(What you need to do):
All of the data should be output character for character, except the pictures.

(Data block):
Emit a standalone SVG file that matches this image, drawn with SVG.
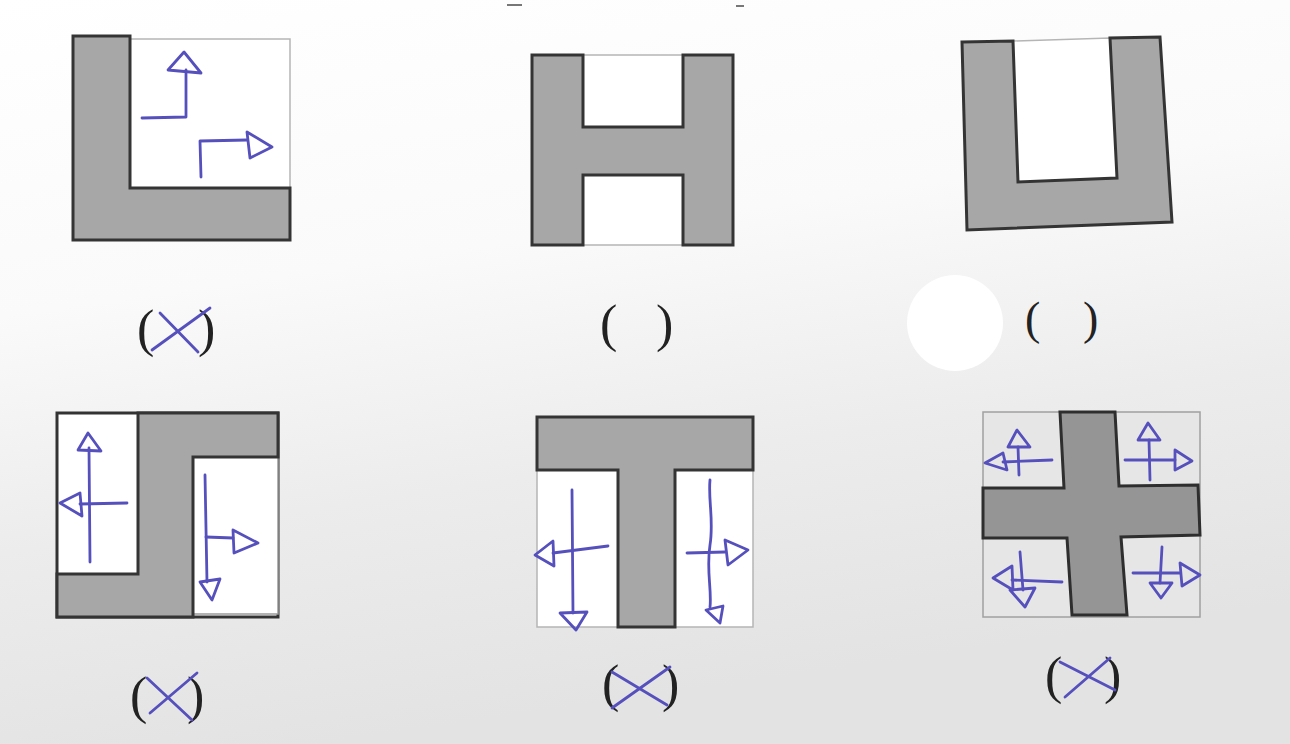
<svg xmlns="http://www.w3.org/2000/svg" width="1290" height="744" viewBox="0 0 1290 744">
<defs>
<linearGradient id="bg" x1="0" y1="0" x2="0.25" y2="1">
<stop offset="0" stop-color="#ffffff"/>
<stop offset="0.4" stop-color="#fafafa"/>
<stop offset="0.7" stop-color="#ececec"/>
<stop offset="1" stop-color="#e3e3e3"/>
</linearGradient>
<style>
.gray{fill:#a7a7a7;stroke:#343434;stroke-width:3;stroke-linejoin:miter}
.gray2{fill:#959595;stroke:#2e2e2e;stroke-width:3}
.hole{fill:#ffffff;stroke:#b5b5b5;stroke-width:1.5}
.hole2{fill:#e6e6e6;stroke:#a0a0a0;stroke-width:1.5}
.ink{fill:none;stroke:#5650bd;stroke-width:2.8;stroke-linecap:round;stroke-linejoin:round}
.lbl{font-family:"Liberation Serif","Times New Roman",serif;font-size:52px;fill:#222}
</style>
</defs>
<rect x="0" y="0" width="1290" height="744" fill="url(#bg)"/>
<circle cx="955" cy="323" r="48" fill="#ffffff"/>
<path d="M507 5 L522 5 M736 6 L744 6" stroke="#777" stroke-width="2"/>

<g id="fig-L">
<rect class="hole" x="130" y="39" width="160" height="150"/>
<polygon class="gray" points="73,36 130,36 130,188 290,188 290,240 73,240"/>
<g class="ink">
<polyline points="142,118 186,117 186,70"/>
<polygon points="184,52 168,70 201,73"/>
<polyline points="201,177 200,141 247,140"/>
<polygon points="247,132 272,147 250,158"/>
</g>
</g>

<g id="fig-H">
<rect class="hole" x="583" y="55" width="100" height="190"/>
<polygon class="gray" points="532,55 583,55 583,127 683,127 683,55 733,55 733,245 683,245 683,175 583,175 583,245 532,245"/>
</g>

<g id="fig-U">
<polygon class="hole" points="1013,41 1110,38 1117,178 1018,182"/>
<polygon class="gray" points="962,42 1013,41 1018,182 1117,178 1110,38 1160,37 1172,222 967,230"/>
</g>

<g id="fig-S">
<rect x="57" y="413" width="221" height="204" fill="#ffffff" stroke="#333" stroke-width="3"/>
<rect x="193" y="457" width="85" height="157" fill="#ffffff" stroke="#9a9a9a" stroke-width="1.5"/>
<polygon class="gray" points="138,413 278,413 278,457 193,457 193,617 57,617 57,574 138,574"/>
<g class="ink">
<line x1="90" y1="562" x2="89" y2="448"/>
<polygon points="88,433 78,450 101,451"/>
<line x1="127" y1="503" x2="80" y2="504"/>
<polygon points="60,503 80,493 82,516"/>
<line x1="205" y1="475" x2="207" y2="582"/>
<polygon points="200,582 220,579 212,600"/>
<line x1="206" y1="537" x2="233" y2="538"/>
<polygon points="233,530 258,543 234,553"/>
</g>
</g>

<g id="fig-T">
<rect class="hole" x="537" y="470" width="81" height="157"/>
<rect class="hole" x="675" y="470" width="78" height="157"/>
<polygon class="gray" points="537,417 753,417 753,470 675,470 675,627 618,627 618,470 537,470"/>
<g class="ink">
<line x1="572" y1="490" x2="573" y2="613"/>
<polygon points="560,613 587,612 576,630"/>
<line x1="608" y1="546" x2="553" y2="553"/>
<polygon points="535,555 553,541 554,566"/>
<path d="M710,480 C708,500 714,520 710,545 C706,570 712,590 710,607"/>
<polygon points="706,610 723,606 720,623"/>
<line x1="687" y1="553" x2="725" y2="552"/>
<polygon points="725,540 748,550 728,565"/>
</g>
</g>

<g id="fig-cross">
<rect class="hole2" x="983" y="412" width="217" height="205"/>
<polygon class="gray2" points="1060,412 1115,412 1119,486 1198,485 1200,535 1121,537 1127,615 1072,615 1067,538 983,538 983,488 1064,488"/>
<g class="ink">
<line x1="1052" y1="460" x2="1003" y2="462"/>
<polygon points="985,463 1003,453 1007,470"/>
<line x1="1019" y1="475" x2="1018" y2="447"/>
<polygon points="1017,430 1008,447 1030,447"/>
<line x1="1150" y1="480" x2="1149" y2="440"/>
<polygon points="1148,423 1138,440 1160,440"/>
<line x1="1125" y1="460" x2="1175" y2="460"/>
<polygon points="1175,450 1192,461 1175,470"/>
<line x1="1062" y1="582" x2="1012" y2="580"/>
<polygon points="993,578 1012,566 1013,590"/>
<line x1="1020" y1="552" x2="1023" y2="590"/>
<polygon points="1010,590 1035,588 1025,607"/>
<line x1="1133" y1="573" x2="1180" y2="573"/>
<polygon points="1180,563 1200,575 1182,586"/>
<line x1="1162" y1="547" x2="1160" y2="583"/>
<polygon points="1150,583 1172,583 1161,598"/>
</g>
</g>

<g id="labels">
<g id="label-1">
<text class="lbl"><tspan x="137" y="346">(</tspan><tspan x="198" y="346">)</tspan></text>
<path class="ink" d="M160,313 L198,352 M152,350 L210,308"/>
</g>
<g id="label-2">
<text class="lbl"><tspan x="600" y="341">(</tspan><tspan x="656" y="341">)</tspan></text>
</g>
<g id="label-3">
<text class="lbl" style="font-size:46px"><tspan x="1025" y="334">(</tspan><tspan x="1083" y="334">)</tspan></text>
</g>
<g id="label-4">
<text class="lbl"><tspan x="130" y="713">(</tspan><tspan x="187" y="713">)</tspan></text>
<path class="ink" d="M147,678 L192,720 M150,713 L197,673"/>
</g>
<g id="label-5">
<text class="lbl"><tspan x="602" y="701">(</tspan><tspan x="662" y="701">)</tspan></text>
<path class="ink" d="M612,672 L667,705 M612,708 L670,667"/>
</g>
<g id="label-6">
<text class="lbl"><tspan x="1045" y="693">(</tspan><tspan x="1104" y="693">)</tspan></text>
<path class="ink" d="M1060,662 L1115,690 M1065,697 L1110,658"/>
</g>
</g>
</svg>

(Answer to this exercise):
Emit a standalone SVG file that matches this image, drawn with SVG.
<svg xmlns="http://www.w3.org/2000/svg" width="1290" height="744" viewBox="0 0 1290 744">
<defs>
<linearGradient id="bg" x1="0" y1="0" x2="0.25" y2="1">
<stop offset="0" stop-color="#ffffff"/>
<stop offset="0.4" stop-color="#fafafa"/>
<stop offset="0.7" stop-color="#ececec"/>
<stop offset="1" stop-color="#e3e3e3"/>
</linearGradient>
<style>
.gray{fill:#a7a7a7;stroke:#343434;stroke-width:3;stroke-linejoin:miter}
.gray2{fill:#959595;stroke:#2e2e2e;stroke-width:3}
.hole{fill:#ffffff;stroke:#b5b5b5;stroke-width:1.5}
.hole2{fill:#e6e6e6;stroke:#a0a0a0;stroke-width:1.5}
.ink{fill:none;stroke:#5650bd;stroke-width:2.8;stroke-linecap:round;stroke-linejoin:round}
.lbl{font-family:"Liberation Serif","Times New Roman",serif;font-size:52px;fill:#222}
</style>
</defs>
<rect x="0" y="0" width="1290" height="744" fill="url(#bg)"/>
<circle cx="955" cy="323" r="48" fill="#ffffff"/>
<path d="M507 5 L522 5 M736 6 L744 6" stroke="#777" stroke-width="2"/>

<g id="fig-L">
<rect class="hole" x="130" y="39" width="160" height="150"/>
<polygon class="gray" points="73,36 130,36 130,188 290,188 290,240 73,240"/>
<g class="ink">
<polyline points="142,118 186,117 186,70"/>
<polygon points="184,52 168,70 201,73"/>
<polyline points="201,177 200,141 247,140"/>
<polygon points="247,132 272,147 250,158"/>
</g>
</g>

<g id="fig-H">
<rect class="hole" x="583" y="55" width="100" height="190"/>
<polygon class="gray" points="532,55 583,55 583,127 683,127 683,55 733,55 733,245 683,245 683,175 583,175 583,245 532,245"/>
</g>

<g id="fig-U">
<polygon class="hole" points="1013,41 1110,38 1117,178 1018,182"/>
<polygon class="gray" points="962,42 1013,41 1018,182 1117,178 1110,38 1160,37 1172,222 967,230"/>
</g>

<g id="fig-S">
<rect x="57" y="413" width="221" height="204" fill="#ffffff" stroke="#333" stroke-width="3"/>
<rect x="193" y="457" width="85" height="157" fill="#ffffff" stroke="#9a9a9a" stroke-width="1.5"/>
<polygon class="gray" points="138,413 278,413 278,457 193,457 193,617 57,617 57,574 138,574"/>
<g class="ink">
<line x1="90" y1="562" x2="89" y2="448"/>
<polygon points="88,433 78,450 101,451"/>
<line x1="127" y1="503" x2="80" y2="504"/>
<polygon points="60,503 80,493 82,516"/>
<line x1="205" y1="475" x2="207" y2="582"/>
<polygon points="200,582 220,579 212,600"/>
<line x1="206" y1="537" x2="233" y2="538"/>
<polygon points="233,530 258,543 234,553"/>
</g>
</g>

<g id="fig-T">
<rect class="hole" x="537" y="470" width="81" height="157"/>
<rect class="hole" x="675" y="470" width="78" height="157"/>
<polygon class="gray" points="537,417 753,417 753,470 675,470 675,627 618,627 618,470 537,470"/>
<g class="ink">
<line x1="572" y1="490" x2="573" y2="613"/>
<polygon points="560,613 587,612 576,630"/>
<line x1="608" y1="546" x2="553" y2="553"/>
<polygon points="535,555 553,541 554,566"/>
<path d="M710,480 C708,500 714,520 710,545 C706,570 712,590 710,607"/>
<polygon points="706,610 723,606 720,623"/>
<line x1="687" y1="553" x2="725" y2="552"/>
<polygon points="725,540 748,550 728,565"/>
</g>
</g>

<g id="fig-cross">
<rect class="hole2" x="983" y="412" width="217" height="205"/>
<polygon class="gray2" points="1060,412 1115,412 1119,486 1198,485 1200,535 1121,537 1127,615 1072,615 1067,538 983,538 983,488 1064,488"/>
<g class="ink">
<line x1="1052" y1="460" x2="1003" y2="462"/>
<polygon points="985,463 1003,453 1007,470"/>
<line x1="1019" y1="475" x2="1018" y2="447"/>
<polygon points="1017,430 1008,447 1030,447"/>
<line x1="1150" y1="480" x2="1149" y2="440"/>
<polygon points="1148,423 1138,440 1160,440"/>
<line x1="1125" y1="460" x2="1175" y2="460"/>
<polygon points="1175,450 1192,461 1175,470"/>
<line x1="1062" y1="582" x2="1012" y2="580"/>
<polygon points="993,578 1012,566 1013,590"/>
<line x1="1020" y1="552" x2="1023" y2="590"/>
<polygon points="1010,590 1035,588 1025,607"/>
<line x1="1133" y1="573" x2="1180" y2="573"/>
<polygon points="1180,563 1200,575 1182,586"/>
<line x1="1162" y1="547" x2="1160" y2="583"/>
<polygon points="1150,583 1172,583 1161,598"/>
</g>
</g>

<g id="labels">
<g id="label-1">
<text class="lbl"><tspan x="137" y="346">(</tspan><tspan x="198" y="346">)</tspan></text>
<path class="ink" d="M160,313 L198,352 M152,350 L210,308"/>
</g>
<g id="label-2">
<text class="lbl"><tspan x="600" y="341">(</tspan><tspan x="656" y="341">)</tspan></text>
</g>
<g id="label-3">
<text class="lbl" style="font-size:46px"><tspan x="1025" y="334">(</tspan><tspan x="1083" y="334">)</tspan></text>
</g>
<g id="label-4">
<text class="lbl"><tspan x="130" y="713">(</tspan><tspan x="187" y="713">)</tspan></text>
<path class="ink" d="M147,678 L192,720 M150,713 L197,673"/>
</g>
<g id="label-5">
<text class="lbl"><tspan x="602" y="701">(</tspan><tspan x="662" y="701">)</tspan></text>
<path class="ink" d="M612,672 L667,705 M612,708 L670,667"/>
</g>
<g id="label-6">
<text class="lbl"><tspan x="1045" y="693">(</tspan><tspan x="1104" y="693">)</tspan></text>
<path class="ink" d="M1060,662 L1115,690 M1065,697 L1110,658"/>
</g>
</g>
</svg>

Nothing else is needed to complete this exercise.